Compensation packages in the financial services industry are likely to fall by as much as 20 percent in response to the credit crisis.

Pay packages in the financial services industry are likely to drop by as much as 20 percent this year as companies adapt to the credit crisis, according to a survey of recruiters conducted by The Smart Cube.

The survey of 10 recruiters in the U.S. and 10 in the U.K. found that one-third expect compensation to drop between 16 percent and 20 percent, while almost one-third predict pay will fall by between 5 percent and 10 percent.

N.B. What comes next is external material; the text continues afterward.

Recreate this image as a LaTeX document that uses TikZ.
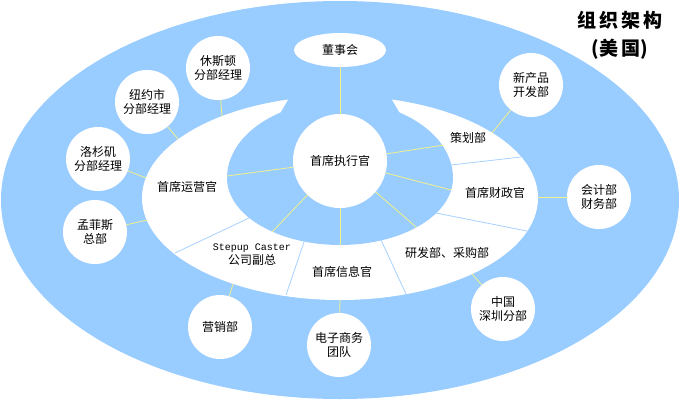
\documentclass[tikz,border=0pt]{standalone}
\usepackage{fontspec}
\setmainfont{Noto Sans CJK SC}
\setmonofont{Liberation Mono}
\usetikzlibrary{shapes.geometric}
\definecolor{skyblue}{HTML}{99CCFF}
\definecolor{linkyellow}{HTML}{F2F28C}
\definecolor{seamblue}{HTML}{A6D2FF}
\begin{document}
\begin{tikzpicture}[x=1pt,y=-1pt,
        unit/.style={circle,fill=white,minimum size=64pt,inner sep=0pt,align=center,font=\fontsize{12}{14}\selectfont},
        post/.style={align=center,inner sep=0pt,font=\fontsize{12}{14}\selectfont},
        link/.style={draw=linkyellow,line width=0.8pt},
        seam/.style={draw=seamblue,line width=0.8pt}]
                \useasboundingbox (0,0) rectangle (680,400);
                \fill[skyblue] (340,200) ellipse [x radius=339pt, y radius=199pt];
                \fill[white] (340,198) ellipse [x radius=198pt, y radius=102pt];
                \fill[skyblue] (227,178) arc [start angle=180, end angle=0, x radius=113pt, y radius=77pt]
                    arc [start angle=0, end angle=-180, x radius=113pt, y radius=67pt] -- cycle;
                \fill[skyblue] (292,90) -- (288,100) -- (278,117) -- (402,117) -- (392,100) -- (388,90) -- cycle;

                \draw[seam] (175,253) -- (249,218);
                \draw[seam] (286,295) -- (304,242);
                \draw[seam] (406,294) -- (381,240);
                \draw[seam] (527,231) -- (436,213);
                \draw[seam] (521,157) -- (451,165);

                \node[font=\bfseries\fontsize{19}{28}\selectfont,align=center] (title) at (620,35) {组\hspace{3pt}织\hspace{3pt}架\hspace{3pt}构\\(美\hspace{3pt}国)};

                \node[ellipse,fill=white,minimum width=92pt,minimum height=34pt,inner sep=0pt,font=\fontsize{12}{14}\selectfont] (board) at (340,50) {董事会};
                \node[circle,fill=white,minimum size=94pt,inner sep=0pt,font=\fontsize{12}{14}\selectfont] (ceo) at (340,161) {首席执行官};

                \node[post] (coo) at (187,187) {首席运营官};
                \node[post] (vp) at (252,255) {{\ttfamily\fontsize{10}{14}\selectfont Stepup Caster}\\公司副总};
                \node[post] (cio) at (342,272) {首席信息官};
                \node[post] (rnd) at (447,253) {研发部、采购部};
                \node[post] (cfo) at (495,193) {首席财政官};
                \node[post] (plan) at (468,138) {策划部};

                \node[unit] (hou) at (218,68) {休斯顿\\分部经理};
                \node[unit] (nyc) at (147,102) {纽约市\\分部经理};
                \node[unit] (lax) at (98,159) {洛杉矶\\分部经理};
                \node[unit] (mem) at (95,232) {孟菲斯\\总部};
                \node[unit] (mkt) at (220,327) {营销部};
                \node[unit] (ecom) at (339,345) {电子商务\\团队};
                \node[unit] (szn) at (503,309) {中国\\深圳分部};
                \node[unit] (acct) at (599,197) {会计部\\财务部};
                \node[unit] (npd) at (531,85) {新产品\\开发部};

                \coordinate (coo-i) at (227,176);
                \coordinate (vp-i) at (272,232);
                \coordinate (cio-i) at (340,245);
                \coordinate (rnd-i) at (416,227);
                \coordinate (cfo-i) at (451,190);
                \coordinate (plan-i) at (444,145);

                \coordinate (hou-e) at (222,116);
                \coordinate (nyc-e) at (178,139);
                \coordinate (lax-e) at (146,178);
                \coordinate (mem-e) at (147,220);
                \coordinate (mkt-e) at (233,284);
                \coordinate (ecom-e) at (340,300);
                \coordinate (szn-e) at (472,274);
                \coordinate (acct-e) at (538,197);
                \coordinate (npd-e) at (492,133);

                \draw[link] (board) to (ceo);
                \draw[link] (ceo) to (coo-i);
                \draw[link] (ceo) to (vp-i);
                \draw[link] (ceo) to (cio-i);
                \draw[link] (ceo) to (rnd-i);
                \draw[link] (ceo) to (cfo-i);
                \draw[link] (ceo) to (plan-i);

                \draw[link] (hou) to (hou-e);
                \draw[link] (nyc) to (nyc-e);
                \draw[link] (lax) to (lax-e);
                \draw[link] (mem) to (mem-e);
                \draw[link] (mkt) to (mkt-e);
                \draw[link] (ecom) to (ecom-e);
                \draw[link] (szn) to (szn-e);
                \draw[link] (acct) to (acct-e);
                \draw[link] (npd) to (npd-e);
            \end{tikzpicture}
\end{document}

The survey was conducted in April by The Smart Cube, a five year-old company that supplies research and analysis to the financial services industry.

Other findings: 

  • Wall Street job candidates, particularly those more senior, have significantly scaled back compensation demands.
  • Employees with secure jobs are less receptive to accepting new positions elsewhere.
  • Recruiters are almost evenly divided as to how the collapse of Bear Stearns will affect Wall Street. While many believe there will be a “trickle-down effect,” there also is widespread belief that the circumstances leading to Bear’s collapse were the result of “their (individual) financial health and situation.”
  • Most recruiters say the Wall Street job market was more adversely impacted by the collapse of the dot.com bubble than the current sub-prime mortgage crisis.